Tom Junod nos dice que Míster Rogers sabía lo difícil que es ser niño porque él lo fue alguna vez. Nos dice también que la compasión es algo que debe practicarse todos los días con la disciplina de un atleta olímpico.

 

—Fue muy inteligente pedirle al niño con parálisis cerebral que rezara por usted —le dijo Tom Junod a Míster Rogers—, porque así logró que dejara de pensar en su difícil situación para pensar en alguien que no fuera él mismo.

 

—No fue por eso que le pedí al niño que rezara por mí —respondió Míster Rogers.

 

—¿Entonces por qué lo hizo?

 

—Para que le hable a Dios de mí —respondió Míster Rogers. Y añadió—: Alguien con tantos obstáculos por superar en esta vida debe encontrarse muy cerca de él.

 

Debe ser agradable creer que existe algo o alguien más grande que todos nuestros problemas juntos, y que además se encuentra dispuesto a recibirnos con los brazos abiertos sin importar las cosas aborrecibles que hemos hecho en nuestra vida; o simplemente para ayudarnos a entender que nuestros problemas no son más grandes que las circunstancias que los crearon. Todo pasará, esa es la verdad.
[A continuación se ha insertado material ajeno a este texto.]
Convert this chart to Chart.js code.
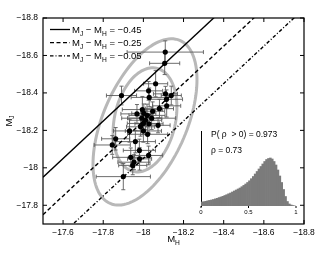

Tanto lo malo como lo bueno.

 

Si pudiéramos tener un poco de compasión por nosotros mismos y por aquellos que la están pasando realmente mal, tal vez podríamos ser un poco más como Míster Rogers que como nosotros mismos en nuestros peores momentos.

 

So let’s make the most of this beautiful day, since we´re together, we migth as well say ¿would you be mine, could you be mine? ¿Won´t you be my neighbor?”. Confieso que llevo tarareando esa canción desde que vi la película hace dos semanas. Desde entonces he pensado mucho en mi tío, en la presentadora de televisión peruana y en lo difícil que es practicar la compasión cuando estás en la cima y tu sentido de la empatía se encuentra en su punto más bajo. Es extraño, pero cuando más he sentido el dolor ajeno, ha sido cuando mi vida se encontraba en su peor momento. Podía ver a uno de esos fantasmas de la calle y sonreírle sin juzgar las razones por las cuales terminó allí. Cualquiera de nosotros puede terminar allí. Sólo basta con doblar por la calle equivocada una sola vez para que tus circunstancias se vayan cuesta abajo contigo delante.